Figure 7:5.  Ai Weiwei, Sunflower Seeds.  2009, porcelain, weight approx. 500kg, installed approx. 150-160 cm diameter.  Image courtesy of the artist and White Rabbit Collection, Sydney.

Ai Weiwei set the bar for contemporary Chinese artists.  Born in 1957, he experienced both the dark years of the Cultural Revolution and the promise of Beijing’s economic rebirth.  Working from studios in Beijing, New York, and Berlin, he has developed a cosmopolitan body of work known around the globe.  His projects challenge viewers: Han dynasty treasures smashed or recycled as Coca-Cola vessels; porcelain oil slicks disrupting our ecological comfort zones; visitors as human rights activists at Alcatraz penitentiary.  Ai’s works have contested questions of what art is, what it is for, what artists do, and what spectators do.  They also maintain threads of social justice and moral conscience that enrich so much Chinese art.

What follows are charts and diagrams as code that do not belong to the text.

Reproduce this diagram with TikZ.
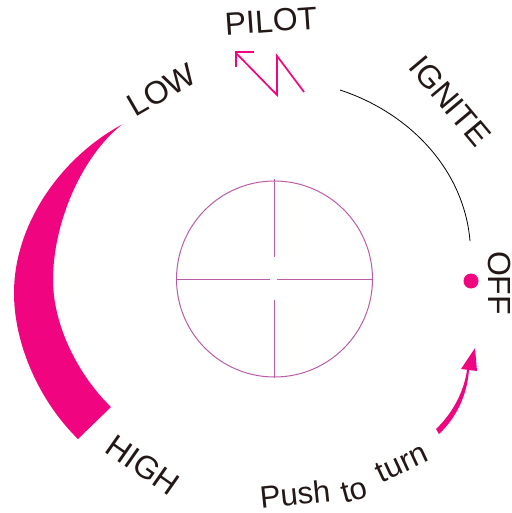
\documentclass[tikz,border=0pt]{standalone}
\usepackage{fontspec}
\setmainfont{Liberation Sans}
\definecolor{hot}{HTML}{F0047F}
\definecolor{plum}{HTML}{B85CA8}
\definecolor{ink}{HTML}{231815}
\tikzset{
  lbl/.style={text=ink,font=\fontsize{32}{32}\selectfont,inner sep=0pt,anchor=center},
  lbls/.style={text=ink,font=\fontsize{31}{31}\selectfont,inner sep=0pt,anchor=center},
  cross/.style={draw=plum,line width=1pt},
  zig/.style={draw=hot,line width=1.7pt,line cap=butt,line join=miter}
}
\begin{document}
\begin{tikzpicture}[x=1pt,y=-1pt]
\useasboundingbox (0,0) rectangle (511,513);
% crescent
\fill[hot] (122,124.5) .. controls (60,158) and (14,225) .. (14,293)
  .. controls (14,345) and (40,402) .. (78,439) -- (111,407)
  .. controls (78,375) and (53,325) .. (53,280)
  .. controls (53,225) and (80,158) .. (122,124.5) -- cycle;
% dial
\node[circle,draw=plum,line width=1pt,minimum size=196pt,inner sep=0pt] (dial) at (274.5,279) {};
\draw[cross] (dial.north) ++(0,-2) -- ++(0,78);
\draw[cross] (dial.south) -- ++(0,-78);
\draw[cross] (dial.west) -- ++(94,0);
\draw[cross] (dial.east) -- ++(-96,0);
% ignite arc
\coordinate (ia) at (340,90);
\coordinate (ib) at (470,241);
\draw[black,line width=0.8pt] (ia) .. controls (410,113) and (464,170) .. (ib);
% pilot zigzag
\draw[zig] (304,92) -- (277,56) -- (277,95) -- (236,53);
\draw[zig] (236,67) -- (236,52) -- (254,52);
% off dot
\node[circle,fill=hot,minimum size=15pt,inner sep=0pt] (dot) at (471,281) {};
% push arrow
\fill[hot] (436,429) .. controls (452,414) and (464,392) .. (467,370) -- (469,370)
  .. controls (467,396) and (456,418) .. (439,434) -- cycle;
\fill[hot] (475,348) -- (461,369) -- (477,371) -- cycle;
% labels
\node[lbl,rotate=4] (pilot) at (271,21) {PILOT};
\node[lbl,rotate=30] (low) at (162,90) {LOW};
\node[lbl,rotate=-50] (ign) at (450,101) {IGNITE};
\node[lbl,rotate=-90] (off) at (499.5,283) {OFF};
\node[lbl,rotate=-35] (high) at (143,465) {HIGH};
\node[lbls,rotate=6] (push) at (295,494) {Push};
\node[lbls,rotate=15] (to) at (354,491) {to};
\node[lbls,rotate=25] (turn) at (402,463) {turn};
\end{tikzpicture}
\end{document}
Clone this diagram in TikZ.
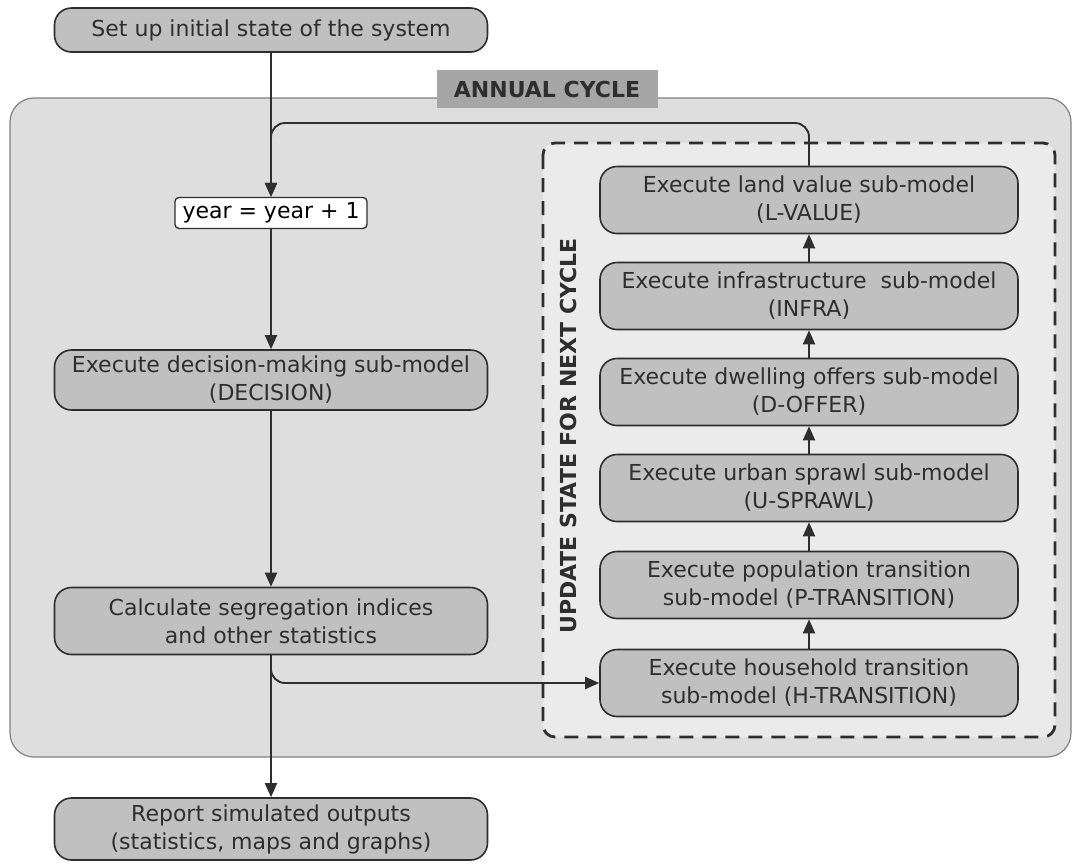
\documentclass[tikz,border=0pt]{standalone}
\usepackage{fontspec}
\setmainfont{DejaVu Sans}
\usetikzlibrary{arrows.meta}
\definecolor{nodegray}{HTML}{C0C0C0}
\definecolor{framegray}{HTML}{DEDEDE}
\definecolor{innergray}{HTML}{EBEBEB}
\definecolor{taggray}{HTML}{A6A6A6}
\definecolor{inkgray}{HTML}{2E2E2E}
\begin{document}
\begin{tikzpicture}[x=1pt, y=-1pt,
    process/.style={draw=inkgray, line width=1.6pt, fill=nodegray,
        rounded corners=17pt, align=center, inner sep=2pt,
        font=\fontsize{22}{28}\selectfont, text=inkgray},
    counter/.style={draw=inkgray, line width=1.3pt, fill=white,
        rounded corners=4pt, minimum width=192pt, minimum height=31pt,
        inner sep=2pt, font=\fontsize{22}{26}\selectfont, text=black},
    tag/.style={fill=taggray, minimum width=221pt, minimum height=38pt,
        font=\fontsize{22}{26}\selectfont\bfseries, text=inkgray},
    edge/.style={draw=inkgray, line width=1.9pt,
        -{Triangle[length=14pt, width=12pt]}}
]
    \useasboundingbox (0,0) rectangle (1075,863);
    % frames
    \draw[draw=gray, line width=1.2pt, fill=framegray, rounded corners=24pt]
        (10,98) rectangle (1071,757);
    \node[tag] (annual) at (547,89) {ANNUAL CYCLE};
    \draw[draw=inkgray, line width=2.8pt, dash pattern=on 14pt off 9pt,
        fill=innergray, rounded corners=12pt] (543,143) rectangle (1055,737);
    \node[rotate=90, font=\fontsize{22}{26}\selectfont\bfseries, text=inkgray]
        (update) at (568,436) {UPDATE STATE FOR NEXT CYCLE};
    % main column
    \node[process, minimum width=433pt, minimum height=44pt] (init) at (271,30)
        {Set up initial state of the system};
    \node[counter] (year) at (271,213) {year = year + 1};
    \node[process, minimum width=433pt, minimum height=60pt] (decision) at (271,380)
        {Execute decision-making sub-model\\(DECISION)};
    \node[process, minimum width=433pt, minimum height=67pt] (calc) at (271,621)
        {Calculate segregation indices\\and other statistics};
    \node[process, minimum width=433pt, minimum height=62pt] (report) at (271,829)
        {Report simulated outputs\\(statistics, maps and graphs)};
    % update column
    \node[process, minimum width=418pt, minimum height=67pt] (lvalue) at (809,200)
        {Execute land value sub-model\\(L-VALUE)};
    \node[process, minimum width=418pt, minimum height=67pt] (infra) at (809,296)
        {Execute infrastructure\ \ sub-model\\(INFRA)};
    \node[process, minimum width=418pt, minimum height=67pt] (doffer) at (809,392)
        {Execute dwelling offers sub-model\\(D-OFFER)};
    \node[process, minimum width=418pt, minimum height=67pt] (usprawl) at (809,488)
        {Execute urban sprawl sub-model\\(U-SPRAWL)};
    \node[process, minimum width=418pt, minimum height=67pt] (ptrans) at (809,585)
        {Execute population transition\\sub-model (P-TRANSITION)};
    \node[process, minimum width=418pt, minimum height=67pt] (htrans) at (809,683)
        {Execute household transition\\sub-model (H-TRANSITION)};
    \coordinate (bend) at (271,123);
    % connectors
    \draw[edge] (init) -- (year);
    \draw[edge, rounded corners=14pt] (lvalue.north) |- (bend) -- (year.north);
    \draw[edge] (year) -- (decision);
    \draw[edge] (decision) -- (calc);
    \draw[edge] (calc) -- (report);
    \draw[edge, rounded corners=14pt] (calc.south) |- (htrans.west);
    \draw[edge] (htrans) -- (ptrans);
    \draw[edge] (ptrans) -- (usprawl);
    \draw[edge] (usprawl) -- (doffer);
    \draw[edge] (doffer) -- (infra);
    \draw[edge] (infra) -- (lvalue);
\end{tikzpicture}
\end{document}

London’s Tate Modern gallery was developed in an old power station.  In 2010 Ai Weiwei filled its 1000 square metre turbine hall with 100 million ‘sunflower seeds.’  Each seed was handcrafted, fired, painted and refired by 1600 specialists in the kilns of the old Imperial porcelain centre of Jingdezhen.  The sunflower is important in the People’s Republic of China.  It is a symbol of abundance, even in times of famine.  In the darkest days of the Cultural Revolution, and still today, its seeds provide cooking oil, and a cheap, available shared snack; a symbol of common ground.  The sunflower was a symbol of the people – Maoist posters often pictured human faces on sunflowers turning to face the ‘sun’ of the Great Helmsman himself.  The image resonates Mao’s own words during the ‘Hundred Flowers Movement’ of 1955 and1956: “Let a hundred flowers bloom; let a hundred schools of thought contend.”  Ai’s father was freed from prison during this campaign – though his moment of freedom was all too brief.  Ai himself was arrested a year after the sunflower seeds exhibition.  His work challenged viewers to join the dots between the sunflower seed metaphor, his people, their timeframes and cultures, philosophies and moral codes.